Sounds like you've got a good handle on it. I think as long as you aren't overly strict on it and don't make the kid afraid to share what they are watching with you it will be fine. My parents would freak the fuck out if they ever saw me watching anything on TV they considered inappropriate, which was basically impossible to figure out on my end so I just learned "don't let the parents know what you are watching" and got good at hiding it, which by the time the internet came around was quite useful for accessing porn and the parents had no idea by that point.

I'd rather never have to talk about this kind of thing to him and I feel kind of icky when I do, but someone is going to talk to him about it, so it's best if it's me.

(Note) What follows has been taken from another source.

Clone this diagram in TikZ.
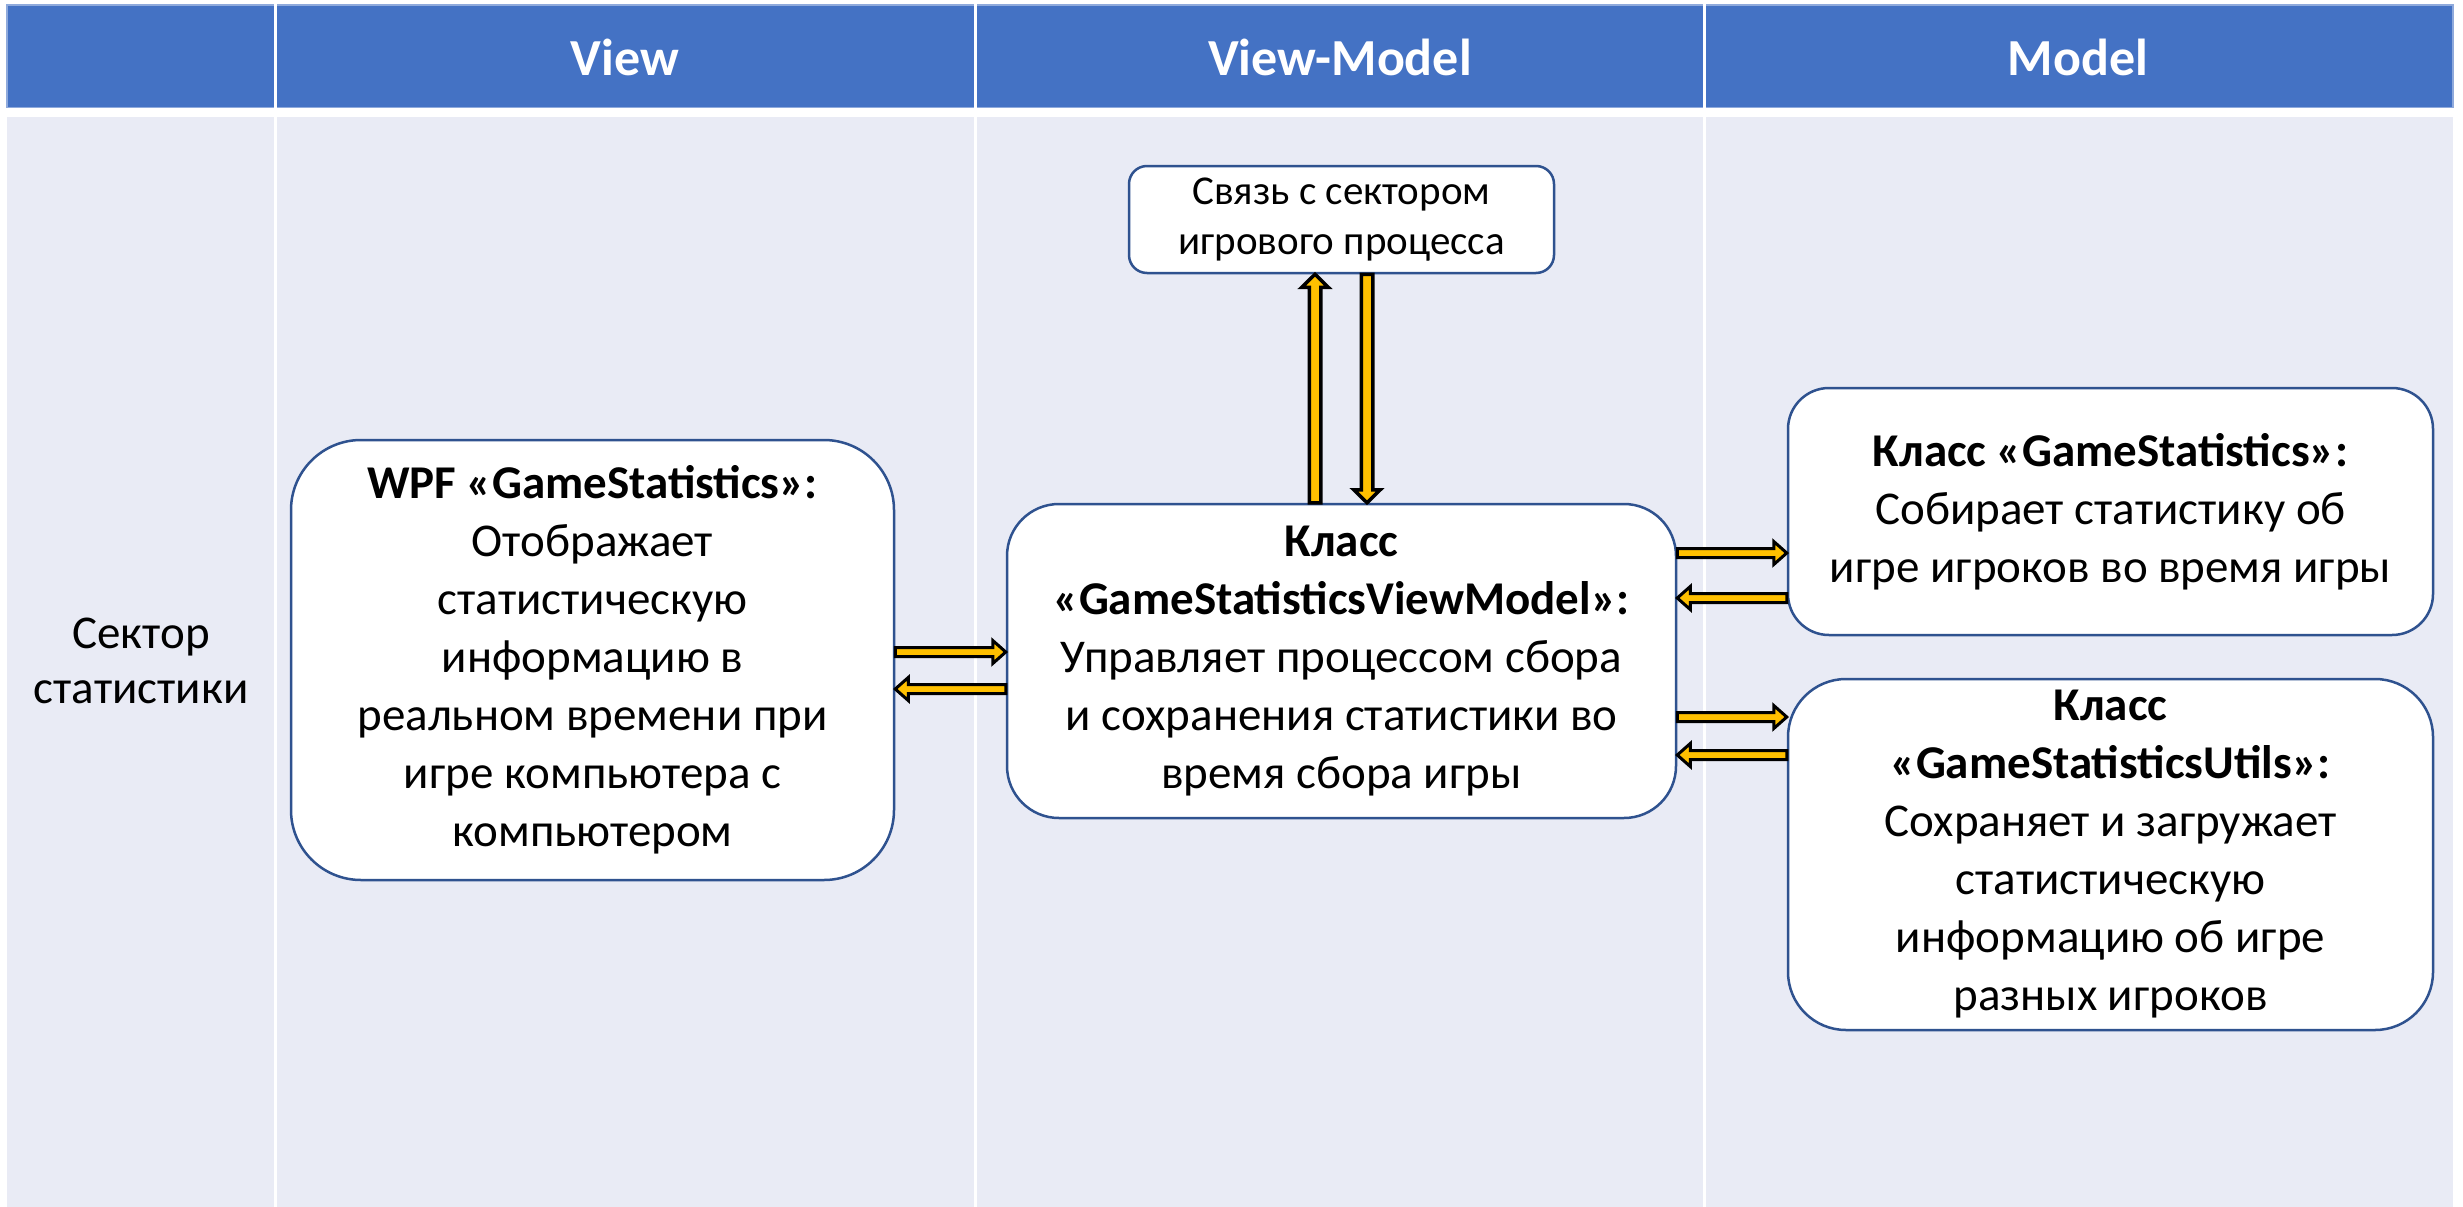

Yeah this is the point a lot of parents don't get i think. Either you teach your kid or someone else will. You can't protect them forever. If kids are completely oblivious to say, the basic physical realities of how sex works (by that I mean, eggs, sperm, basic reproduction) then of course they are more susceptible to believing the gender woo woo.

I think the real problem with Mr. Beast is going to be that, as it's super popular, you can't really ban something that all the kids are into even if you don't like it. Can decry peer pressure or whatever but if say, some violent movie or game or something is what all the kids are into the banning your kid from it is going to simply socially isolate them making it more likely they'll end up getting into the weird shit online. I think it's a difficult balance to be had.

I agree it's best to be very concerned with these kinds of sudden transition types. I think Mr. Beast is going to have a problem on his hands if his friend realizes that he can push the envelope farther and farther and use claims of transphobia as a way to bully everyone into submission. I've seen a few cases like this and knew a guy whose wife suddenly decided to transition and it utterly destroyed their marriage.